PROBLEM REQUIREMENTS: Restate the data exactly as given and keep the pictures out.

----- INPUT ROWS -----

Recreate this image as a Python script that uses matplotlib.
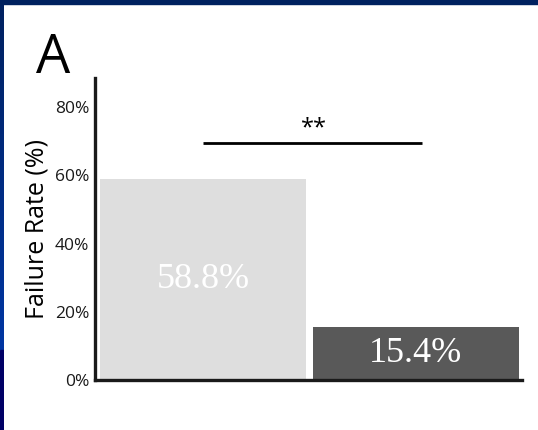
import numpy as np
import matplotlib
matplotlib.use('Agg')
from matplotlib import pyplot as plt
from matplotlib.patches import Rectangle
from matplotlib.colors import LinearSegmentedColormap

plt.rcParams['font.family'] = ['Open Sans', 'DejaVu Sans']

groups = ['Group 1', 'Group 2']
failure_rate = [58.8, 15.4]
bar_colors = ['#dedede', '#595959']
yticks = [0, 20, 40, 60, 80]
sig_label = '**'

fig = plt.figure(figsize=(5.38, 4.30), dpi=100, facecolor='white')

# slide frame: dark strip on top, gradient strip down the left edge
fig.patches.append(Rectangle((0, 1 - 4 / 430), 1, 4 / 430, transform=fig.transFigure,
                             color='#00215f', zorder=0))
edge = fig.add_axes([0, 0, 4 / 538, 1])
cmap = LinearSegmentedColormap.from_list('edge', ['#00215f', '#0036a3'])
grad = np.linspace(0, 1, 256).reshape(-1, 1)
edge.imshow(grad, aspect='auto', cmap=cmap, extent=[0, 1, 80 / 430, 1], origin='upper')
edge.add_patch(Rectangle((0, 0), 1, 80 / 430, color='#000066'))
edge.set_xlim(0, 1)
edge.set_ylim(0, 1)
edge.axis('off')

ax = fig.add_axes([95 / 538, 1 - 380 / 430, 427 / 538, 302 / 430])
x = np.arange(len(groups))
bars = ax.bar(x, failure_rate, width=0.967, color=bar_colors, zorder=2)
for xi, v in zip(x, failure_rate):
    ax.text(xi, v / 2, f'{v}%', ha='center', va='center', color='white',
            fontsize=26, family='Liberation Serif', zorder=3)

# significance bar
top = 69.5
ax.plot([0, 1.03], [top, top], color='black', lw=2, solid_capstyle='butt')
ax.text(0.52, top + 0.8, sig_label, ha='center', va='bottom', fontsize=17)

ax.set_xlim(-0.507, 1.498)
ax.set_ylim(0, 88.5)
ax.set_yticks(yticks)
ax.set_yticklabels([f'{t}%' for t in yticks], fontsize=12.5, color='#1a1a1a')
ax.tick_params(axis='y', length=0, pad=4)
ax.set_xticks([])
ax.set_ylabel('Failure Rate (%)', fontsize=18, labelpad=4)
for s in ['top', 'right']:
    ax.spines[s].set_visible(False)
for s in ['left', 'bottom']:
    ax.spines[s].set_linewidth(2.4)
    ax.spines[s].set_color('#1a1a1a')

fig.text(36 / 538, 1 - 73 / 430, 'A', fontsize=39, ha='left', va='baseline')

fig.savefig('out.png', dpi=100, facecolor='white')
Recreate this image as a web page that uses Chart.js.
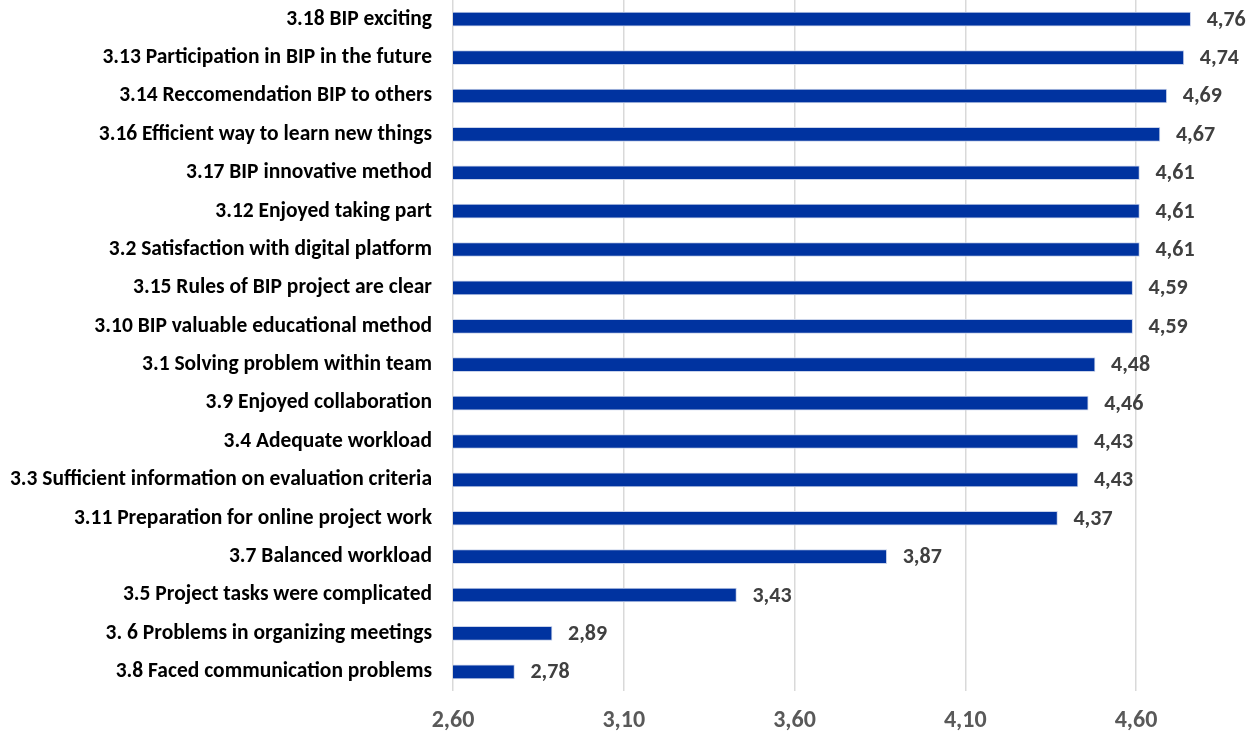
<!DOCTYPE html>
<html>
<head>
<meta charset="utf-8">
<script src="https://cdn.jsdelivr.net/npm/chart.js@4/dist/chart.umd.min.js"></script>
<style>
  html, body { margin: 0; padding: 0; background: #ffffff; overflow: hidden; }
  #wrap { position: relative; width: 1247px; height: 734px; }
</style>
</head>
<body>
<div id="wrap"><canvas id="bars"></canvas></div>
<script>
const items = [
  '3.18 BIP exciting',
  '3.13 Participation in BIP in the future',
  '3.14 Reccomendation BIP to others',
  '3.16 Efficient way to learn new things',
  '3.17 BIP innovative method',
  '3.12 Enjoyed taking part',
  '3.2 Satisfaction with digital platform',
  '3.15 Rules of BIP project are clear',
  '3.10 BIP valuable educational method',
  '3.1 Solving problem within team',
  '3.9 Enjoyed collaboration',
  '3.4 Adequate workload',
  '3.3 Sufficient information on evaluation criteria',
  '3.11 Preparation for online project work',
  '3.7 Balanced workload',
  '3.5 Project tasks were complicated',
  '3. 6 Problems in organizing meetings',
  '3.8 Faced communication problems',
];
const scores = [4.76, 4.74, 4.69, 4.67, 4.61, 4.61, 4.61, 4.59, 4.59, 4.48, 4.46, 4.43, 4.43, 4.37, 3.87, 3.43, 2.89, 2.78];
const axisTicks = [2.6, 3.1, 3.6, 4.1, 4.6];

const FONT = "Carlito, Calibri, 'Liberation Sans', sans-serif";
const fmt = (v) => v.toFixed(2).replace('.', ',');

// value labels to the right of each bar
const valueLabels = {
  id: 'valueLabels',
  afterDatasetsDraw(chart) {
    const { ctx } = chart;
    const meta = chart.getDatasetMeta(0);
    ctx.save();
    ctx.font = `bold 22px ${FONT}`;
    ctx.fillStyle = '#404040';
    ctx.textAlign = 'left';
    ctx.textBaseline = 'middle';
    meta.data.forEach((bar, i) => {
      ctx.fillText(fmt(scores[i]), bar.x + 16, bar.y + 1);
    });
    ctx.restore();
  },
};

new Chart(document.getElementById('bars'), {
  type: 'bar',
  data: {
    labels: items,
    datasets: [{
      data: scores,
      backgroundColor: '#0033a0',
      borderColor: '#c9d3ea',
      borderWidth: 1,
      barThickness: 14,
    }],
  },
  plugins: [valueLabels],
  options: {
    indexAxis: 'y',
    responsive: true,
    maintainAspectRatio: false,
    animation: false,
    layout: { padding: { top: -2, right: 0, left: 0, bottom: 0 } },
    plugins: {
      legend: { display: false },
      tooltip: { enabled: false },
    },
    scales: {
      x: {
        min: 2.6,
        max: 4.925,
        afterBuildTicks: (scale) => {
          scale.ticks = axisTicks.map((v) => ({ value: v }));
        },
        afterFit: (scale) => {
          scale.height = 43;
          scale.paddingLeft = 0;
          scale.paddingRight = 0;
        },
        grid: { color: '#d9d9d9', lineWidth: 1.5, drawTicks: false },
        border: { display: false },
        ticks: {
          padding: 16,
          color: '#595959',
          font: { family: FONT, size: 24, weight: 'bold' },
          callback: (v) => fmt(v),
        },
      },
      y: {
        afterFit: (scale) => {
          scale.width = 453;
          scale.paddingTop = 0;
          scale.paddingBottom = 0;
        },
        grid: { display: false, drawTicks: false },
        border: { display: false },
        ticks: {
          padding: 21,
          color: '#000000',
          font: { family: FONT, size: 21.5, weight: 'bold' },
        },
      },
    },
  },
});
</script>
</body>
</html>
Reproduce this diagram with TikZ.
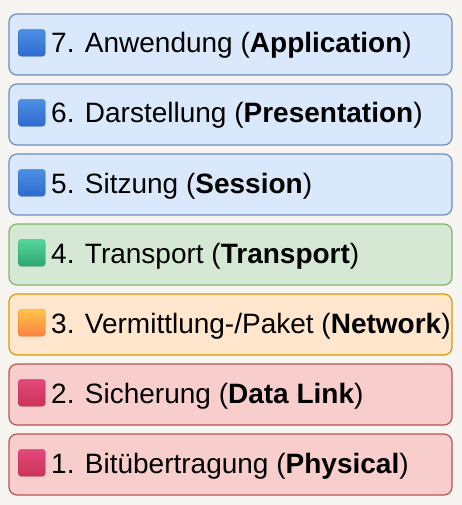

-----

REPLY TO THE EXERCISE:
Recreate this image as a Python script that uses matplotlib.
import numpy as np
import matplotlib
matplotlib.use('Agg')
from matplotlib import pyplot as plt
from matplotlib.patches import Rectangle
from matplotlib.colors import LinearSegmentedColormap

plt.rcParams['font.family'] = ['Open Sans', 'DejaVu Sans']

groups = ['Group 1', 'Group 2']
failure_rate = [58.8, 15.4]
bar_colors = ['#dedede', '#595959']
yticks = [0, 20, 40, 60, 80]
sig_label = '**'

fig = plt.figure(figsize=(5.38, 4.30), dpi=100, facecolor='white')

# slide frame: dark strip on top, gradient strip down the left edge
fig.patches.append(Rectangle((0, 1 - 4 / 430), 1, 4 / 430, transform=fig.transFigure,
                             color='#00215f', zorder=0))
edge = fig.add_axes([0, 0, 4 / 538, 1])
cmap = LinearSegmentedColormap.from_list('edge', ['#00215f', '#0036a3'])
grad = np.linspace(0, 1, 256).reshape(-1, 1)
edge.imshow(grad, aspect='auto', cmap=cmap, extent=[0, 1, 80 / 430, 1], origin='upper')
edge.add_patch(Rectangle((0, 0), 1, 80 / 430, color='#000066'))
edge.set_xlim(0, 1)
edge.set_ylim(0, 1)
edge.axis('off')

ax = fig.add_axes([95 / 538, 1 - 380 / 430, 427 / 538, 302 / 430])
x = np.arange(len(groups))
bars = ax.bar(x, failure_rate, width=0.967, color=bar_colors, zorder=2)
for xi, v in zip(x, failure_rate):
    ax.text(xi, v / 2, f'{v}%', ha='center', va='center', color='white',
            fontsize=26, family='Liberation Serif', zorder=3)

# significance bar
top = 69.5
ax.plot([0, 1.03], [top, top], color='black', lw=2, solid_capstyle='butt')
ax.text(0.52, top + 0.8, sig_label, ha='center', va='bottom', fontsize=17)

ax.set_xlim(-0.507, 1.498)
ax.set_ylim(0, 88.5)
ax.set_yticks(yticks)
ax.set_yticklabels([f'{t}%' for t in yticks], fontsize=12.5, color='#1a1a1a')
ax.tick_params(axis='y', length=0, pad=4)
ax.set_xticks([])
ax.set_ylabel('Failure Rate (%)', fontsize=18, labelpad=4)
for s in ['top', 'right']:
    ax.spines[s].set_visible(False)
for s in ['left', 'bottom']:
    ax.spines[s].set_linewidth(2.4)
    ax.spines[s].set_color('#1a1a1a')

fig.text(36 / 538, 1 - 73 / 430, 'A', fontsize=39, ha='left', va='baseline')

fig.savefig('out.png', dpi=100, facecolor='white')
Recreate this image as a web page that uses Chart.js.
<!DOCTYPE html>
<html>
<head>
<meta charset="utf-8">
<script src="https://cdn.jsdelivr.net/npm/chart.js@4/dist/chart.umd.min.js"></script>
<style>
  html, body { margin: 0; padding: 0; background: #ffffff; overflow: hidden; }
  #wrap { position: relative; width: 1247px; height: 734px; }
</style>
</head>
<body>
<div id="wrap"><canvas id="bars"></canvas></div>
<script>
const items = [
  '3.18 BIP exciting',
  '3.13 Participation in BIP in the future',
  '3.14 Reccomendation BIP to others',
  '3.16 Efficient way to learn new things',
  '3.17 BIP innovative method',
  '3.12 Enjoyed taking part',
  '3.2 Satisfaction with digital platform',
  '3.15 Rules of BIP project are clear',
  '3.10 BIP valuable educational method',
  '3.1 Solving problem within team',
  '3.9 Enjoyed collaboration',
  '3.4 Adequate workload',
  '3.3 Sufficient information on evaluation criteria',
  '3.11 Preparation for online project work',
  '3.7 Balanced workload',
  '3.5 Project tasks were complicated',
  '3. 6 Problems in organizing meetings',
  '3.8 Faced communication problems',
];
const scores = [4.76, 4.74, 4.69, 4.67, 4.61, 4.61, 4.61, 4.59, 4.59, 4.48, 4.46, 4.43, 4.43, 4.37, 3.87, 3.43, 2.89, 2.78];
const axisTicks = [2.6, 3.1, 3.6, 4.1, 4.6];

const FONT = "Carlito, Calibri, 'Liberation Sans', sans-serif";
const fmt = (v) => v.toFixed(2).replace('.', ',');

// value labels to the right of each bar
const valueLabels = {
  id: 'valueLabels',
  afterDatasetsDraw(chart) {
    const { ctx } = chart;
    const meta = chart.getDatasetMeta(0);
    ctx.save();
    ctx.font = `bold 22px ${FONT}`;
    ctx.fillStyle = '#404040';
    ctx.textAlign = 'left';
    ctx.textBaseline = 'middle';
    meta.data.forEach((bar, i) => {
      ctx.fillText(fmt(scores[i]), bar.x + 16, bar.y + 1);
    });
    ctx.restore();
  },
};

new Chart(document.getElementById('bars'), {
  type: 'bar',
  data: {
    labels: items,
    datasets: [{
      data: scores,
      backgroundColor: '#0033a0',
      borderColor: '#c9d3ea',
      borderWidth: 1,
      barThickness: 14,
    }],
  },
  plugins: [valueLabels],
  options: {
    indexAxis: 'y',
    responsive: true,
    maintainAspectRatio: false,
    animation: false,
    layout: { padding: { top: -2, right: 0, left: 0, bottom: 0 } },
    plugins: {
      legend: { display: false },
      tooltip: { enabled: false },
    },
    scales: {
      x: {
        min: 2.6,
        max: 4.925,
        afterBuildTicks: (scale) => {
          scale.ticks = axisTicks.map((v) => ({ value: v }));
        },
        afterFit: (scale) => {
          scale.height = 43;
          scale.paddingLeft = 0;
          scale.paddingRight = 0;
        },
        grid: { color: '#d9d9d9', lineWidth: 1.5, drawTicks: false },
        border: { display: false },
        ticks: {
          padding: 16,
          color: '#595959',
          font: { family: FONT, size: 24, weight: 'bold' },
          callback: (v) => fmt(v),
        },
      },
      y: {
        afterFit: (scale) => {
          scale.width = 453;
          scale.paddingTop = 0;
          scale.paddingBottom = 0;
        },
        grid: { display: false, drawTicks: false },
        border: { display: false },
        ticks: {
          padding: 21,
          color: '#000000',
          font: { family: FONT, size: 21.5, weight: 'bold' },
        },
      },
    },
  },
});
</script>
</body>
</html>
Reproduce this diagram with TikZ.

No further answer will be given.